# SUPPLIED INFORMATION
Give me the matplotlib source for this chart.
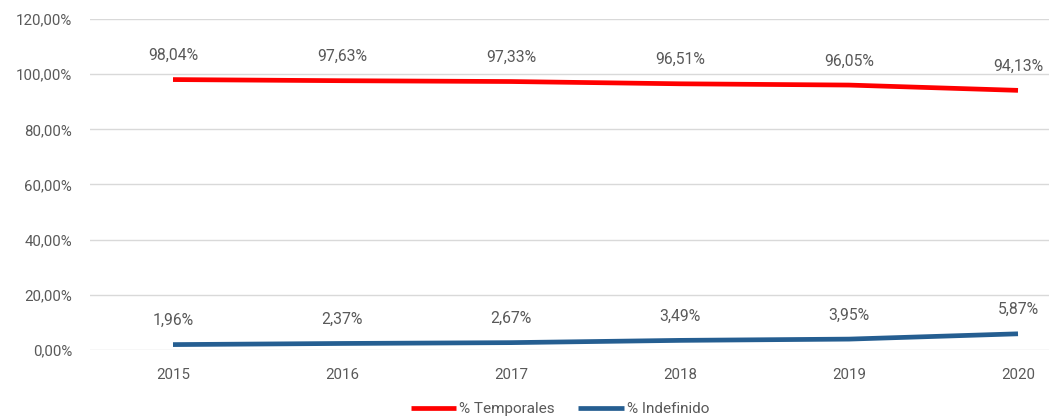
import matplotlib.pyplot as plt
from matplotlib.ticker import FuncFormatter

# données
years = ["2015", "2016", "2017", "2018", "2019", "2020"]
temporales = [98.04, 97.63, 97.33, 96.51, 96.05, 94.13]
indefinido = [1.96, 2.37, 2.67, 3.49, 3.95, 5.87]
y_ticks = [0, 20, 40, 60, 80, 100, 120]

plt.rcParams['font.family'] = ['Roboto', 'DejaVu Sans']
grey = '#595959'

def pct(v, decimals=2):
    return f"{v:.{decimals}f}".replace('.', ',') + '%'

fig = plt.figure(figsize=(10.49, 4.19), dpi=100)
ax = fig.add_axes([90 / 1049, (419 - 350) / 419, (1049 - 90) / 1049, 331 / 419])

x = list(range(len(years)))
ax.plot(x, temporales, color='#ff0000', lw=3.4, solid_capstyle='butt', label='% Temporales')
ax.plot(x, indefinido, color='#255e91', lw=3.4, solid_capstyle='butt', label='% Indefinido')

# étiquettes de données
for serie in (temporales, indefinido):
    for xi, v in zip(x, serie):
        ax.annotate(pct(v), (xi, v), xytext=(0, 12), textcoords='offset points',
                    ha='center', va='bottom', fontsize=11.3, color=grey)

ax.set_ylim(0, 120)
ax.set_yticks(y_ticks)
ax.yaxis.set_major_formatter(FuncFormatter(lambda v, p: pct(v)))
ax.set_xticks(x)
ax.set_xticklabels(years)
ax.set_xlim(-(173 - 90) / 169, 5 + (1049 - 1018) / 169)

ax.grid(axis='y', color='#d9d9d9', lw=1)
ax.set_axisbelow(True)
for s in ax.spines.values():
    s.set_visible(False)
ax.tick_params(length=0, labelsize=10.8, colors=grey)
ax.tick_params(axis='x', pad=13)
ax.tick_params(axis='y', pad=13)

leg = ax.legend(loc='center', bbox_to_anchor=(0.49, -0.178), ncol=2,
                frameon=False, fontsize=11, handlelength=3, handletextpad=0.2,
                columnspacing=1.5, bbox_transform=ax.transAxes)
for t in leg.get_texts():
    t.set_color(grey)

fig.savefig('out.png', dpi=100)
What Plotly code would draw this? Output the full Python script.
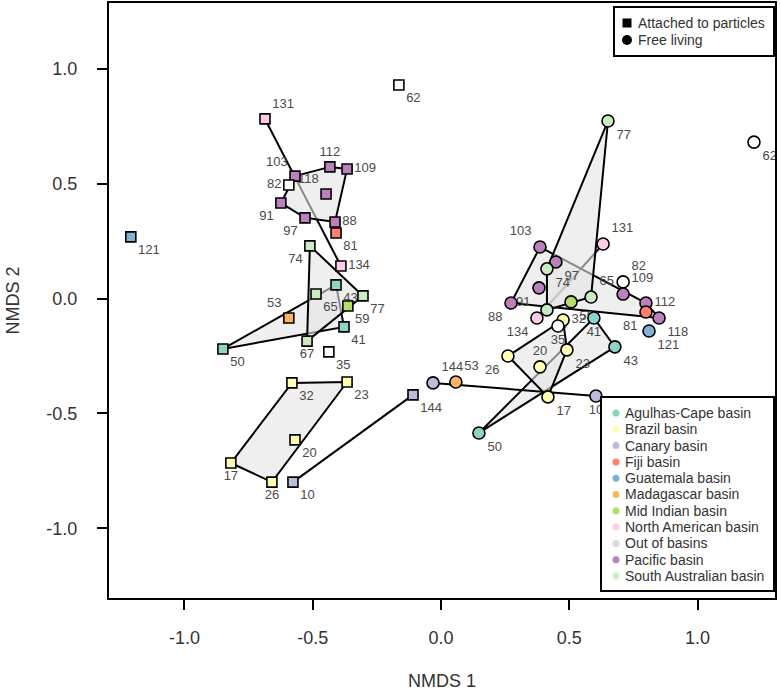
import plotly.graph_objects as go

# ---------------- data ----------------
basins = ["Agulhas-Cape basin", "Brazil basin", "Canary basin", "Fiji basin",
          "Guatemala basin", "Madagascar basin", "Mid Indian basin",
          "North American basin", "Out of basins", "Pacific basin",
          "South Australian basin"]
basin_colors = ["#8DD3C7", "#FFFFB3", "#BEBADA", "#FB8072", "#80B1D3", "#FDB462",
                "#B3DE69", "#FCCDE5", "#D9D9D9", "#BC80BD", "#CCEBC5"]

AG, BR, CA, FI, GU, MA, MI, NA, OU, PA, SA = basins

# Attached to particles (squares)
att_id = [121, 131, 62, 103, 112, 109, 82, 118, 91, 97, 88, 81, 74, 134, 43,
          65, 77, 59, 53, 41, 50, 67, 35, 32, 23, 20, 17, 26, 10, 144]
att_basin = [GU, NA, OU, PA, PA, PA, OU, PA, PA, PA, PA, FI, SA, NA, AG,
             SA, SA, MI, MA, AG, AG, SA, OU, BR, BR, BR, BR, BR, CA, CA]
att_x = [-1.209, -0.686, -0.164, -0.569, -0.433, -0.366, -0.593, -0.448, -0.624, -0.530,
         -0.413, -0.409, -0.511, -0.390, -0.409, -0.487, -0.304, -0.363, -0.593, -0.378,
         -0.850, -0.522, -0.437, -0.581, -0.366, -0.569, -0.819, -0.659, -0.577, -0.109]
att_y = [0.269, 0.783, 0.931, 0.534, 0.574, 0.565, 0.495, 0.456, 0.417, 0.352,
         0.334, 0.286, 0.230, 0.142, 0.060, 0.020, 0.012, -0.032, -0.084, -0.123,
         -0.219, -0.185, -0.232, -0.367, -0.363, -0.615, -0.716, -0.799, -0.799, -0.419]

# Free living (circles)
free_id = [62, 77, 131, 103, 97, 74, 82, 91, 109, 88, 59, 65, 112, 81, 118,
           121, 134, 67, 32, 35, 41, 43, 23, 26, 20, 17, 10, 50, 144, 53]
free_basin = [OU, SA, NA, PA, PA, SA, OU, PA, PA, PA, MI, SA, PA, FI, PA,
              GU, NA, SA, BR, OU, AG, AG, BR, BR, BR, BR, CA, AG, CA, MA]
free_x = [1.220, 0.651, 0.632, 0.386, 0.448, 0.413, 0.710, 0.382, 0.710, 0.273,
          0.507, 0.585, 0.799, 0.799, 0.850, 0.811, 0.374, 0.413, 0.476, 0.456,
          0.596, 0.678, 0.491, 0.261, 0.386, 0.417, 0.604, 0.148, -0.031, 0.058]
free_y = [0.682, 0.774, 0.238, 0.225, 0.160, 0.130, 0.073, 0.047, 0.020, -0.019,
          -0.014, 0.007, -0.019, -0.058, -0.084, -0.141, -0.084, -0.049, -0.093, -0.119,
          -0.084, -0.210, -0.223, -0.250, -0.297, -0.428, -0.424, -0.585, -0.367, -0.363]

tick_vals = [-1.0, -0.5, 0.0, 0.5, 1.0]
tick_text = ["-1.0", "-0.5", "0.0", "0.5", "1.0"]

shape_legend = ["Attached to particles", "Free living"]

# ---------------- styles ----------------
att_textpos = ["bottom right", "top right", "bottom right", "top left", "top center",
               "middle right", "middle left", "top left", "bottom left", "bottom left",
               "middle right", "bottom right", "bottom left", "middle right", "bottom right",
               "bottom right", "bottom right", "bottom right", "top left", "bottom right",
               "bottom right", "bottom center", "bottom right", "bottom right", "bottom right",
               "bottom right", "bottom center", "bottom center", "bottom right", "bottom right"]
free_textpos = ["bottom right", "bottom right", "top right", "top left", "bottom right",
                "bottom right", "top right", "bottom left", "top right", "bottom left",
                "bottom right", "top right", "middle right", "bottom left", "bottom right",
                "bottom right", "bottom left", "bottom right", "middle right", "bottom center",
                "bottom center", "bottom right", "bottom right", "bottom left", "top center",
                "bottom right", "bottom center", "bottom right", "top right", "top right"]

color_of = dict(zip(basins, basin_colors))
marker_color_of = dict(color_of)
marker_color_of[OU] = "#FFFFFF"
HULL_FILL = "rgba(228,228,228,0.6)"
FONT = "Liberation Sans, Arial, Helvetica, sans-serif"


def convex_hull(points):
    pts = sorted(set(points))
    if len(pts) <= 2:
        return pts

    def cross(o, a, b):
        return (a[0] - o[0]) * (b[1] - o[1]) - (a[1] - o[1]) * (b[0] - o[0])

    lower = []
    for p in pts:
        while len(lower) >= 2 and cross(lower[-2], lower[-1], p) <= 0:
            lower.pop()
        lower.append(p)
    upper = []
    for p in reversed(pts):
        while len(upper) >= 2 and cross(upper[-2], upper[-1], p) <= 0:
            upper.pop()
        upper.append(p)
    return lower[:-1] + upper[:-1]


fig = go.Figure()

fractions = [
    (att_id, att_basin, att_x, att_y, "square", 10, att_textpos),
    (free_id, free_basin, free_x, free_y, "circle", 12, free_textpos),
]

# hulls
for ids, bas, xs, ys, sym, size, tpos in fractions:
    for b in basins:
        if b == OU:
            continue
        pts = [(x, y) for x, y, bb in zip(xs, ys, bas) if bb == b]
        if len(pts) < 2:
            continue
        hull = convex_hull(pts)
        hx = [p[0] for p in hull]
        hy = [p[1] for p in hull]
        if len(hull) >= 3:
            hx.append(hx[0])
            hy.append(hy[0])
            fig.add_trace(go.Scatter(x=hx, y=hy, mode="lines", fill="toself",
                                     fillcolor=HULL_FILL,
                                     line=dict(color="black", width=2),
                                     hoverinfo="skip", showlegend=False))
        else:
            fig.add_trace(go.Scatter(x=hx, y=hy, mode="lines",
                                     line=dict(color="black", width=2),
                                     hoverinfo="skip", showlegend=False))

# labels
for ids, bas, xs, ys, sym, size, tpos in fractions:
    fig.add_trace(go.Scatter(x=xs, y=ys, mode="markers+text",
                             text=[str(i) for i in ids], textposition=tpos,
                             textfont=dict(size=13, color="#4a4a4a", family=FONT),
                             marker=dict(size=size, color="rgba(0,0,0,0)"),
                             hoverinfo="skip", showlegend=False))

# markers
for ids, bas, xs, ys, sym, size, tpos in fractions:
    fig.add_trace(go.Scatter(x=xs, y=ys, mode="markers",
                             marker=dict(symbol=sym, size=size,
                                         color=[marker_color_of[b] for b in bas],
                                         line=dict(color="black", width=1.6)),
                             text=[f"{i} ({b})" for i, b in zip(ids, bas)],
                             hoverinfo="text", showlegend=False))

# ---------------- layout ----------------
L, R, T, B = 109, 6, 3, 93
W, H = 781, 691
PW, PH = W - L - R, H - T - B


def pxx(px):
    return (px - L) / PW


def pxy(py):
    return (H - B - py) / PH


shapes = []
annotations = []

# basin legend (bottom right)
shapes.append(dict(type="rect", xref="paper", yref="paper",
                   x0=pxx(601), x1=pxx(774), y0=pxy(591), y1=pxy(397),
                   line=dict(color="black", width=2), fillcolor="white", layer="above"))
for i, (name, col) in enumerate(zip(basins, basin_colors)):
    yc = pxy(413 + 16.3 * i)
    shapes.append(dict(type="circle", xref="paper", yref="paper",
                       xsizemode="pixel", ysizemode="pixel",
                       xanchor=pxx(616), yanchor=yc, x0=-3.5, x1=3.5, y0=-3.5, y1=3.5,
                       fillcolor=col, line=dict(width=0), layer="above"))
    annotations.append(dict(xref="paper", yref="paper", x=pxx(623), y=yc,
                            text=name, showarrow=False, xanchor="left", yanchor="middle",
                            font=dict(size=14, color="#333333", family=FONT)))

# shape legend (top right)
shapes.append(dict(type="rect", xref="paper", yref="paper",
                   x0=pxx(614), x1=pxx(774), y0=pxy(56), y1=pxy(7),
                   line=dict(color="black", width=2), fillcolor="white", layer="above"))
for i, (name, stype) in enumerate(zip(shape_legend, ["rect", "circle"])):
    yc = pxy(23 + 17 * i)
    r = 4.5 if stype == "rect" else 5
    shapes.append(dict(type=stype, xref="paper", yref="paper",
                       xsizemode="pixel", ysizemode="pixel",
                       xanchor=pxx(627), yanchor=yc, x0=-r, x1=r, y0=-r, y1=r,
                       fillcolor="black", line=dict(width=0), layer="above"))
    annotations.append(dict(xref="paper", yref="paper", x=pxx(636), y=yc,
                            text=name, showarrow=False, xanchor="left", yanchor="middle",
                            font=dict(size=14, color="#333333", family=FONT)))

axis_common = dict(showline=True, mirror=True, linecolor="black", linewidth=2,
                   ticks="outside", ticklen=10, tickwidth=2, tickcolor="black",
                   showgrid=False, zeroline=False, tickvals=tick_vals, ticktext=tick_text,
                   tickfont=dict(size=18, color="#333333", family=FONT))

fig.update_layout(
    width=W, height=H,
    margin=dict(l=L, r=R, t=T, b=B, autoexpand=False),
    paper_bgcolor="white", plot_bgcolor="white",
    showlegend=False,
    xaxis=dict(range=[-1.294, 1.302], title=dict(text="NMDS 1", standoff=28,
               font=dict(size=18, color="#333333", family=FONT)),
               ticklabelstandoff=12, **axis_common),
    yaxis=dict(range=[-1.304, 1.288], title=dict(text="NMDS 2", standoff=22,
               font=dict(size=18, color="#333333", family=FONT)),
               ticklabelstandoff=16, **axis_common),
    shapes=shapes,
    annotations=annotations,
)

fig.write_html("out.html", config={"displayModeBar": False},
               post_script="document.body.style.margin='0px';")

# WHAT THE EXERCISE ASKS
Set down the records above word for word, from the first line through the line containing "solid_capstyle='butt', label='% Indefinido')", both included; leave out the pictures.

# PROBLEM SOLUTION
Give me the matplotlib source for this chart.
import matplotlib.pyplot as plt
from matplotlib.ticker import FuncFormatter

# données
years = ["2015", "2016", "2017", "2018", "2019", "2020"]
temporales = [98.04, 97.63, 97.33, 96.51, 96.05, 94.13]
indefinido = [1.96, 2.37, 2.67, 3.49, 3.95, 5.87]
y_ticks = [0, 20, 40, 60, 80, 100, 120]

plt.rcParams['font.family'] = ['Roboto', 'DejaVu Sans']
grey = '#595959'

def pct(v, decimals=2):
    return f"{v:.{decimals}f}".replace('.', ',') + '%'

fig = plt.figure(figsize=(10.49, 4.19), dpi=100)
ax = fig.add_axes([90 / 1049, (419 - 350) / 419, (1049 - 90) / 1049, 331 / 419])

x = list(range(len(years)))
ax.plot(x, temporales, color='#ff0000', lw=3.4, solid_capstyle='butt', label='% Temporales')
ax.plot(x, indefinido, color='#255e91', lw=3.4, solid_capstyle='butt', label='% Indefinido')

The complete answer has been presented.